La vulvodinia rientra tra i disturbi del dolore sessuale, si tratta infatti di una sensazione dolorosa non correlata a una causa specifica (allodinia), caratterizzata da sensazioni più intense del dovuto (iperestesia).
La vulvodinia interessa in particolare la mucosa vulvare e la sua diagnosi è complessa, poiché i dolori vulvari possono essere legati a varie patologie.
Approfondiamo l’argomento con la dottoressa Valentina Immediata, ginecologa in Humanitas.
Che cos’è la vulvodinia
Il dolore legato alla vulvodinia si presenta, nella maggioranza dei casi, durante l’atto sessuale, ma può manifestarsi anche spontaneamente, magari associato a qualche movimento, quando la paziente si siede o cammina. Questa sintomatologia dolorosa non è necessariamente solo provocata o solo spontanea: può infatti manifestarsi in entrambi i modi nella stessa paziente.
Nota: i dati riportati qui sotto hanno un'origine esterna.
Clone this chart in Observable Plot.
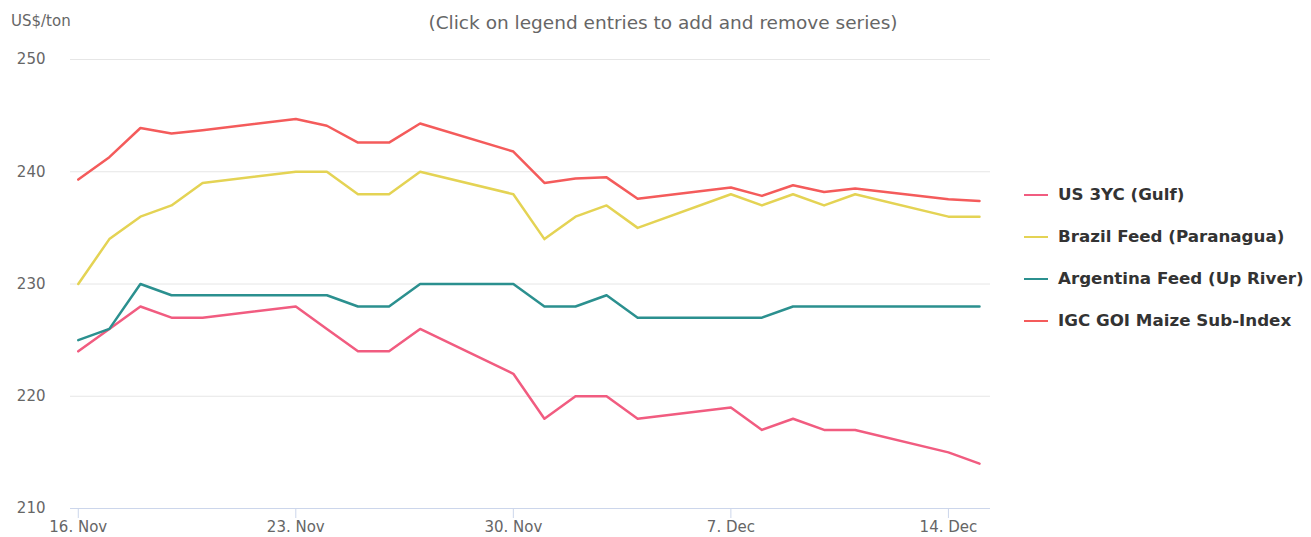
<!DOCTYPE html>
<html>
<head>
<meta charset="utf-8">
<script src="https://cdn.jsdelivr.net/npm/d3@7"></script>
<script src="https://cdn.jsdelivr.net/npm/@observablehq/plot@0.6"></script>
<style>
  html, body { margin: 0; padding: 0; background: #fff; }
  #wrap { position: relative; width: 1311px; height: 537px; font-family: "DejaVu Sans", sans-serif; }
  .unit { position: absolute; left: 11px; top: 12px; font-size: 15px; color: #666; }
  .sub { position: absolute; left: 0; width: 1326px; top: 12px; text-align: center; font-size: 18.5px; color: #666; }
  .legend { position: absolute; left: 1024px; top: 182px; }
  .item { position: relative; height: 42px; display: flex; align-items: flex-start; }
  .sym { width: 24px; height: 2px; margin-top: 12px; margin-right: 10px; }
  .lab { font-weight: bold; font-size: 16.7px; color: #333; line-height: 24px; white-space: nowrap; }
  svg text { font-family: "DejaVu Sans", sans-serif; }
</style>
</head>
<body>
<div id="wrap"></div>
<script>
// ---- data ----
const dates = [
  "2020-11-16","2020-11-17","2020-11-18","2020-11-19","2020-11-20",
  "2020-11-23","2020-11-24","2020-11-25","2020-11-26","2020-11-27",
  "2020-11-30","2020-12-01","2020-12-02","2020-12-03","2020-12-04",
  "2020-12-07","2020-12-08","2020-12-09","2020-12-10","2020-12-11",
  "2020-12-14","2020-12-15"
];
const seriesNames = ["US 3YC (Gulf)", "Brazil Feed (Paranagua)", "Argentina Feed (Up River)", "IGC GOI Maize Sub-Index"];
const seriesColors = ["#f15c80", "#e4d354", "#2b908f", "#f45b5b"];
const us3yc     = [224,226,228,227,227, 228,226,224,224,226, 222,218,220,220,218, 219,217,218,217,217, 215,214];
const brazil    = [230,234,236,237,239, 240,240,238,238,240, 238,234,236,237,235, 238,237,238,237,238, 236,236];
const argentina = [225,226,230,229,229, 229,229,228,228,230, 230,228,228,229,227, 227,227,228,228,228, 228,228];
const igc       = [239.3,241.3,243.9,243.4,243.7, 244.7,244.1,242.6,242.6,244.3, 241.8,239.0,239.4,239.5,237.6, 238.6,237.85,238.8,238.2,238.5, 237.55,237.4];
const yTicks = [210, 220, 230, 240, 250];
const xTickDates = ["2020-11-16","2020-11-23","2020-11-30","2020-12-07","2020-12-14"];
const xDomain = ["2020-11-15T18:00Z", "2020-12-15T08:30Z"];
const unitLabel = "US$/ton";
const subtitle = "(Click on legend entries to add and remove series)";

// ---- build ----
const allValues = [us3yc, brazil, argentina, igc];
const rows = [];
seriesNames.forEach((name, i) => {
  dates.forEach((d, j) => rows.push({series: name, date: new Date(d + "T00:00Z"), value: allValues[i][j]}));
});
const months = ["Jan","Feb","Mar","Apr","May","Jun","Jul","Aug","Sep","Oct","Nov","Dec"];
const fmt = d => `${d.getUTCDate()}. ${months[d.getUTCMonth()]}`;

const chart = Plot.plot({
  width: 1311,
  height: 537,
  marginLeft: 70,
  marginRight: 321,
  marginTop: 59,
  marginBottom: 29,
  x: { type: "utc", domain: xDomain.map(s => new Date(s)) },
  y: { domain: [210, 250] },
  color: { domain: seriesNames, range: seriesColors },
  marks: [
    Plot.gridY(yTicks, { stroke: "#e6e6e6", strokeOpacity: 1 }),
    Plot.axisY(yTicks, { tickSize: 0, tickPadding: 25, fontSize: 15, fill: "#666", label: null }),
    Plot.ruleY([210], { stroke: "#ccd6eb" }),
    Plot.axisX(xTickDates.map(s => new Date(s + "T00:00Z")), {
      tickFormat: fmt, tickSize: 10, stroke: "#ccd6eb", tickPadding: 3, fontSize: 15, fill: "#666", label: null
    }),
    Plot.line(rows, { x: "date", y: "value", z: "series", stroke: "series", strokeWidth: 2.5 })
  ]
});

const wrap = document.getElementById("wrap");
wrap.appendChild(chart);
const u = document.createElement("div"); u.className = "unit"; u.textContent = unitLabel; wrap.appendChild(u);
const s = document.createElement("div"); s.className = "sub"; s.textContent = subtitle; wrap.appendChild(s);
const lg = document.createElement("div"); lg.className = "legend";
seriesNames.forEach((n, i) => {
  const it = document.createElement("div"); it.className = "item";
  const sy = document.createElement("div"); sy.className = "sym"; sy.style.background = seriesColors[i];
  const lb = document.createElement("div"); lb.className = "lab"; lb.textContent = n;
  it.appendChild(sy); it.appendChild(lb); lg.appendChild(it);
});
wrap.appendChild(lg);
chart.style.position = "absolute"; chart.style.left = "0"; chart.style.top = "0";
</script>
</body>
</html>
Purtroppo non si hanno ancora certezze sulla fisiopatologia della vulvodinia, ma l’ipotesi più accreditata è che questo disturbo sia correlato a un’eccessiva risposta dei mastociti a uno stimolo infiammatorio. Questa risposta abnorme provoca un’attività maggiore e proliferazione delle fibre nervose che trasmettono l’impulso del dolore con estensione alla parte più superficiale della cute, causando una sensazione dolorosa più alta del dovuto. La sintomatologia, dunque, permane anche quando lo stimolo si è ormai risolto, rendendo necessario un trattamento medico.
La diagnosi di vulvodinia: che esami fare?
La diagnosi per la vulvodinia è di tipo differenziale. I dolori vulvari si possono associare infatti a varie patologie, per esempio infezioni o problemi neurologici e quindi, in sede di diagnosi, lo specialista deve innanzitutto escludere altri disturbi. In particolare la vulvodinia va distinta dal vaginismo, una condizione strettamente legata al momento coitale e che provoca un’eccessiva contrazione della muscolatura del pavimento pelvico, in particolare dei muscoli vaginali. Questo disturbo può essere confuso con la vulvodinia sia per via del dolore correlato al rapporto sessuale sia perché a una situazione di vulvodinia può subentrare anche il vaginismo reattivo e le due patologie possono sovrapporsi.
In fase diagnostica la paziente deve descrivere la tipologia di dolore percepito, se è generalizzato o localizzato in un solo punto, a livello clitorideo, per esempio, a livello vestibolare, o su tutta la vulva, e se si tratta di un dolore spontaneo o provocato, dunque se si manifesta solo in associazione al rapporto sessuale o anche in altre situazioni quotidiane.
Dopo aver ascoltato la paziente, lo specialista effettuerà il Q-tip test, un esame che prevede l’utilizzo di un apposito cotton-fioc, con il quale vengono toccati alcuni punti specifici della vulva. Se la paziente manifesta dolore al tocco, molto probabilmente è interessata da vulvodinia, al contrario, se la paziente non avverte dolore potrebbe trattarsi di una differente patologia.
Come si cura la vulvodinia?
La vulvodinia non si risolve naturalmente ed è una patologia che compromette sensibilmente la qualità della vita della paziente, in particolare per quanto riguarda la sfera di coppia e sessuale.
Il trattamento della vulvodinia prevede infatti la presa in carico della paziente da parte di un team multidisciplinare di specialisti, tra cui un ginecologo specializzato in disturbi del dolore sessuale e uno psicoterapeuta che possa aiutare la paziente ad affrontare il vissuto psicologico legato a questa condizione.
Le terapie farmacologiche per la vulvodinia comprendono l’utilizzo di anestetici locali, di antidepressivi triciclici, come la amitriptilina, da utilizzare a livello locale e che permettono un’azione specifica di modulazione della sensazione dolorosa. Lo specialista può anche ritenere necessarie delle infiltrazioni di anestetici o antinfiammatori e altri trattamenti specifici per l’educazione del pavimento pelvico.
Il trattamento per la vulvodinia deve essere quindi multidisciplinare e personalizzato in base ai disturbi manifestati dalla paziente e alla sua specifica condizione clinica.